» RECORDED DATA:

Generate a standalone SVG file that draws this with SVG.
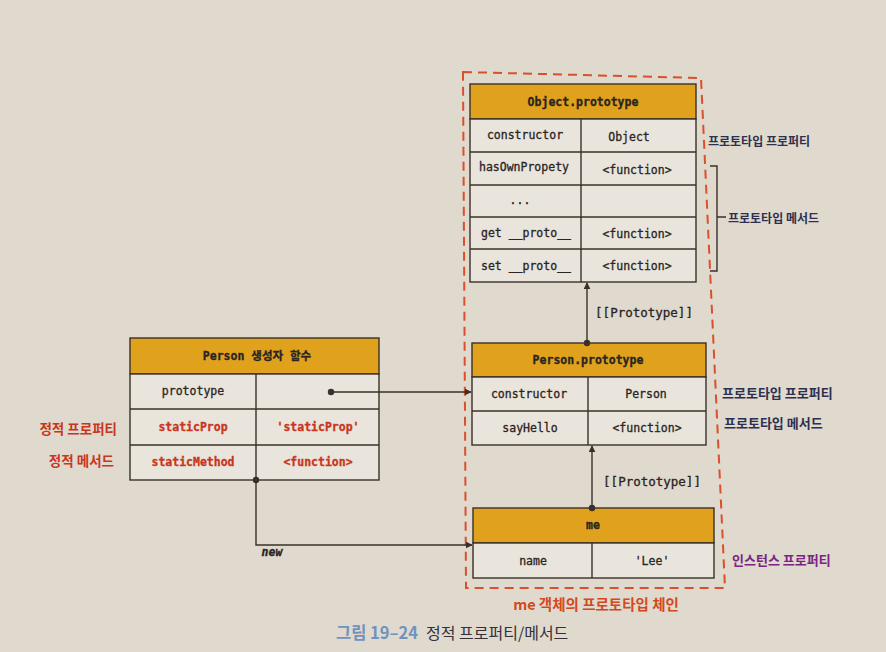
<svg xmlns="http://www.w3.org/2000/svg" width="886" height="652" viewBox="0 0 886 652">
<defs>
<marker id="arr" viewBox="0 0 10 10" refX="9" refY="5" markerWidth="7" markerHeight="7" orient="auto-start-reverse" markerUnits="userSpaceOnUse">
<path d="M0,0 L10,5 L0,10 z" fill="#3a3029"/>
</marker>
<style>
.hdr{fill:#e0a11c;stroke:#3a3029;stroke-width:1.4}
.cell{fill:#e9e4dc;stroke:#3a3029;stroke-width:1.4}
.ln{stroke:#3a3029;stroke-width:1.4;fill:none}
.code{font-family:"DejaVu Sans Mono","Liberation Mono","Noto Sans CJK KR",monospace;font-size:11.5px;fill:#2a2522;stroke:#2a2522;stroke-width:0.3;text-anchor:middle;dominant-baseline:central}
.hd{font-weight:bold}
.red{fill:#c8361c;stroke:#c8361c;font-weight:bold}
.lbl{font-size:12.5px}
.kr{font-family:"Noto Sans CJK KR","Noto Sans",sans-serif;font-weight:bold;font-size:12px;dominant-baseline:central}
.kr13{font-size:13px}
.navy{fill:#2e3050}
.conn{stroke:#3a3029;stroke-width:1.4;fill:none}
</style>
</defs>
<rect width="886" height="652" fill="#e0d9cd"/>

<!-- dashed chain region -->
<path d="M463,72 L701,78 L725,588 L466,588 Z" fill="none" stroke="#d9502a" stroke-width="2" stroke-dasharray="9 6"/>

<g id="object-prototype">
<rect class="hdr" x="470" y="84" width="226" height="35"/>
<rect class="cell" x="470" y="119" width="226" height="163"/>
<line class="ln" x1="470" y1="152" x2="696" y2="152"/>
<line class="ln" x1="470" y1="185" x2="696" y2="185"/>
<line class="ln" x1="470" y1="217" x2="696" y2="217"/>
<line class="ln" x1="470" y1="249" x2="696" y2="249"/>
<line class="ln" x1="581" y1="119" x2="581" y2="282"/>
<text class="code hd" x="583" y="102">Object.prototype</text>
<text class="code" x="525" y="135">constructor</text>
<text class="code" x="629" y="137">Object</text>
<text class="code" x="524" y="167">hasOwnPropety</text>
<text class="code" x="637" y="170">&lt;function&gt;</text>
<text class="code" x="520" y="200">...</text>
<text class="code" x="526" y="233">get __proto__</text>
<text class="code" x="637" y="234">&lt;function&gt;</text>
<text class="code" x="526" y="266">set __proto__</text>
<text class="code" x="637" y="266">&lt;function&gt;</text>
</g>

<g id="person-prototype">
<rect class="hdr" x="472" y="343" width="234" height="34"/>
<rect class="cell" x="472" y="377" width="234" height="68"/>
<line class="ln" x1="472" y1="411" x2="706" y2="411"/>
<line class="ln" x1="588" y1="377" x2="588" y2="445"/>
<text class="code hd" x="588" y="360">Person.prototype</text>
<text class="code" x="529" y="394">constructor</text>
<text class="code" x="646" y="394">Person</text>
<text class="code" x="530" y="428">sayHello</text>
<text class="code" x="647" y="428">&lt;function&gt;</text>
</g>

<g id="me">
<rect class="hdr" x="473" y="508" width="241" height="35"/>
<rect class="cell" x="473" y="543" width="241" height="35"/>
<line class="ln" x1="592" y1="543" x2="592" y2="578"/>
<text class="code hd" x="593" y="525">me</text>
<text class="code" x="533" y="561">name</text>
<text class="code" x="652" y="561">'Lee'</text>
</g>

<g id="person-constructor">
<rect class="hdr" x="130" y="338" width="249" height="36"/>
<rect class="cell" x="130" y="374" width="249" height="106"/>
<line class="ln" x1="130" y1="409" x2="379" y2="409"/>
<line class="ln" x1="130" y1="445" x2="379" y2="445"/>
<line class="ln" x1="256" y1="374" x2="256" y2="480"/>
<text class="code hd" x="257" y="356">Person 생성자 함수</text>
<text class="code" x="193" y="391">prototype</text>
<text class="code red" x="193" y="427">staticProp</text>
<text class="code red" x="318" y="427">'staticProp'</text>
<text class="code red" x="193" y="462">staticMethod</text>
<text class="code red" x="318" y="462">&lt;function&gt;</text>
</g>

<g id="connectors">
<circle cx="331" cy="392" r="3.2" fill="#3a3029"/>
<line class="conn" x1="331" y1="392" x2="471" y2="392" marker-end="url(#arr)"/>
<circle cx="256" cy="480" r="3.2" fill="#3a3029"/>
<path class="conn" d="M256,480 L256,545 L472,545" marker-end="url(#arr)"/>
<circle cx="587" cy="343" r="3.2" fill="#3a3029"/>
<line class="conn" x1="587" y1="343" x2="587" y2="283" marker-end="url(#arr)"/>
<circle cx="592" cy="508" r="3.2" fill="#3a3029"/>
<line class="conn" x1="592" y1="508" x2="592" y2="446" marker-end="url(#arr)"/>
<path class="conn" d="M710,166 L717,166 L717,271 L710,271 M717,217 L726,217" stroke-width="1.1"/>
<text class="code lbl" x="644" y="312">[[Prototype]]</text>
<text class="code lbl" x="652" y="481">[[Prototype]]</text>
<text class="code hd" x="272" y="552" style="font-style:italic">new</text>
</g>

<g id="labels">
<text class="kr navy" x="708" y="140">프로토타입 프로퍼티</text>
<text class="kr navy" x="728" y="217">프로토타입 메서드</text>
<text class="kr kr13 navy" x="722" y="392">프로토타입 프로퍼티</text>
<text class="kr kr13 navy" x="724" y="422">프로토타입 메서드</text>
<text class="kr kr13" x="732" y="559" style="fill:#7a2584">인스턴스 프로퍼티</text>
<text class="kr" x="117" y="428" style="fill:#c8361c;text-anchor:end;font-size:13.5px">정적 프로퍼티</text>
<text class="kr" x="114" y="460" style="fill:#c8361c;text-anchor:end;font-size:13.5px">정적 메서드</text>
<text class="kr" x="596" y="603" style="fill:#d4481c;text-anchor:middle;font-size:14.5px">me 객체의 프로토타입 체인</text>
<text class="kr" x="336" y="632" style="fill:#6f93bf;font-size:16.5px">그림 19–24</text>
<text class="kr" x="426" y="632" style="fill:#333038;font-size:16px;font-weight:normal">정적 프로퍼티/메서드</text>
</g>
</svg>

» BRIEF: Transcribe the material as is, with images omitted.

» OUTPUT BELOW:
Generate a standalone SVG file that draws this with SVG.
<svg xmlns="http://www.w3.org/2000/svg" width="886" height="652" viewBox="0 0 886 652">
<defs>
<marker id="arr" viewBox="0 0 10 10" refX="9" refY="5" markerWidth="7" markerHeight="7" orient="auto-start-reverse" markerUnits="userSpaceOnUse">
<path d="M0,0 L10,5 L0,10 z" fill="#3a3029"/>
</marker>
<style>
.hdr{fill:#e0a11c;stroke:#3a3029;stroke-width:1.4}
.cell{fill:#e9e4dc;stroke:#3a3029;stroke-width:1.4}
.ln{stroke:#3a3029;stroke-width:1.4;fill:none}
.code{font-family:"DejaVu Sans Mono","Liberation Mono","Noto Sans CJK KR",monospace;font-size:11.5px;fill:#2a2522;stroke:#2a2522;stroke-width:0.3;text-anchor:middle;dominant-baseline:central}
.hd{font-weight:bold}
.red{fill:#c8361c;stroke:#c8361c;font-weight:bold}
.lbl{font-size:12.5px}
.kr{font-family:"Noto Sans CJK KR","Noto Sans",sans-serif;font-weight:bold;font-size:12px;dominant-baseline:central}
.kr13{font-size:13px}
.navy{fill:#2e3050}
.conn{stroke:#3a3029;stroke-width:1.4;fill:none}
</style>
</defs>
<rect width="886" height="652" fill="#e0d9cd"/>

<!-- dashed chain region -->
<path d="M463,72 L701,78 L725,588 L466,588 Z" fill="none" stroke="#d9502a" stroke-width="2" stroke-dasharray="9 6"/>

<g id="object-prototype">
<rect class="hdr" x="470" y="84" width="226" height="35"/>
<rect class="cell" x="470" y="119" width="226" height="163"/>
<line class="ln" x1="470" y1="152" x2="696" y2="152"/>
<line class="ln" x1="470" y1="185" x2="696" y2="185"/>
<line class="ln" x1="470" y1="217" x2="696" y2="217"/>
<line class="ln" x1="470" y1="249" x2="696" y2="249"/>
<line class="ln" x1="581" y1="119" x2="581" y2="282"/>
<text class="code hd" x="583" y="102">Object.prototype</text>
<text class="code" x="525" y="135">constructor</text>
<text class="code" x="629" y="137">Object</text>
<text class="code" x="524" y="167">hasOwnPropety</text>
<text class="code" x="637" y="170">&lt;function&gt;</text>
<text class="code" x="520" y="200">...</text>
<text class="code" x="526" y="233">get __proto__</text>
<text class="code" x="637" y="234">&lt;function&gt;</text>
<text class="code" x="526" y="266">set __proto__</text>
<text class="code" x="637" y="266">&lt;function&gt;</text>
</g>

<g id="person-prototype">
<rect class="hdr" x="472" y="343" width="234" height="34"/>
<rect class="cell" x="472" y="377" width="234" height="68"/>
<line class="ln" x1="472" y1="411" x2="706" y2="411"/>
<line class="ln" x1="588" y1="377" x2="588" y2="445"/>
<text class="code hd" x="588" y="360">Person.prototype</text>
<text class="code" x="529" y="394">constructor</text>
<text class="code" x="646" y="394">Person</text>
<text class="code" x="530" y="428">sayHello</text>
<text class="code" x="647" y="428">&lt;function&gt;</text>
</g>

<g id="me">
<rect class="hdr" x="473" y="508" width="241" height="35"/>
<rect class="cell" x="473" y="543" width="241" height="35"/>
<line class="ln" x1="592" y1="543" x2="592" y2="578"/>
<text class="code hd" x="593" y="525">me</text>
<text class="code" x="533" y="561">name</text>
<text class="code" x="652" y="561">'Lee'</text>
</g>

<g id="person-constructor">
<rect class="hdr" x="130" y="338" width="249" height="36"/>
<rect class="cell" x="130" y="374" width="249" height="106"/>
<line class="ln" x1="130" y1="409" x2="379" y2="409"/>
<line class="ln" x1="130" y1="445" x2="379" y2="445"/>
<line class="ln" x1="256" y1="374" x2="256" y2="480"/>
<text class="code hd" x="257" y="356">Person 생성자 함수</text>
<text class="code" x="193" y="391">prototype</text>
<text class="code red" x="193" y="427">staticProp</text>
<text class="code red" x="318" y="427">'staticProp'</text>
<text class="code red" x="193" y="462">staticMethod</text>
<text class="code red" x="318" y="462">&lt;function&gt;</text>
</g>

<g id="connectors">
<circle cx="331" cy="392" r="3.2" fill="#3a3029"/>
<line class="conn" x1="331" y1="392" x2="471" y2="392" marker-end="url(#arr)"/>
<circle cx="256" cy="480" r="3.2" fill="#3a3029"/>
<path class="conn" d="M256,480 L256,545 L472,545" marker-end="url(#arr)"/>
<circle cx="587" cy="343" r="3.2" fill="#3a3029"/>
<line class="conn" x1="587" y1="343" x2="587" y2="283" marker-end="url(#arr)"/>
<circle cx="592" cy="508" r="3.2" fill="#3a3029"/>
<line class="conn" x1="592" y1="508" x2="592" y2="446" marker-end="url(#arr)"/>
<path class="conn" d="M710,166 L717,166 L717,271 L710,271 M717,217 L726,217" stroke-width="1.1"/>
<text class="code lbl" x="644" y="312">[[Prototype]]</text>
<text class="code lbl" x="652" y="481">[[Prototype]]</text>
<text class="code hd" x="272" y="552" style="font-style:italic">new</text>
</g>

<g id="labels">
<text class="kr navy" x="708" y="140">프로토타입 프로퍼티</text>
<text class="kr navy" x="728" y="217">프로토타입 메서드</text>
<text class="kr kr13 navy" x="722" y="392">프로토타입 프로퍼티</text>
<text class="kr kr13 navy" x="724" y="422">프로토타입 메서드</text>
<text class="kr kr13" x="732" y="559" style="fill:#7a2584">인스턴스 프로퍼티</text>
<text class="kr" x="117" y="428" style="fill:#c8361c;text-anchor:end;font-size:13.5px">정적 프로퍼티</text>
<text class="kr" x="114" y="460" style="fill:#c8361c;text-anchor:end;font-size:13.5px">정적 메서드</text>
<text class="kr" x="596" y="603" style="fill:#d4481c;text-anchor:middle;font-size:14.5px">me 객체의 프로토타입 체인</text>
<text class="kr" x="336" y="632" style="fill:#6f93bf;font-size:16.5px">그림 19–24</text>
<text class="kr" x="426" y="632" style="fill:#333038;font-size:16px;font-weight:normal">정적 프로퍼티/메서드</text>
</g>
</svg>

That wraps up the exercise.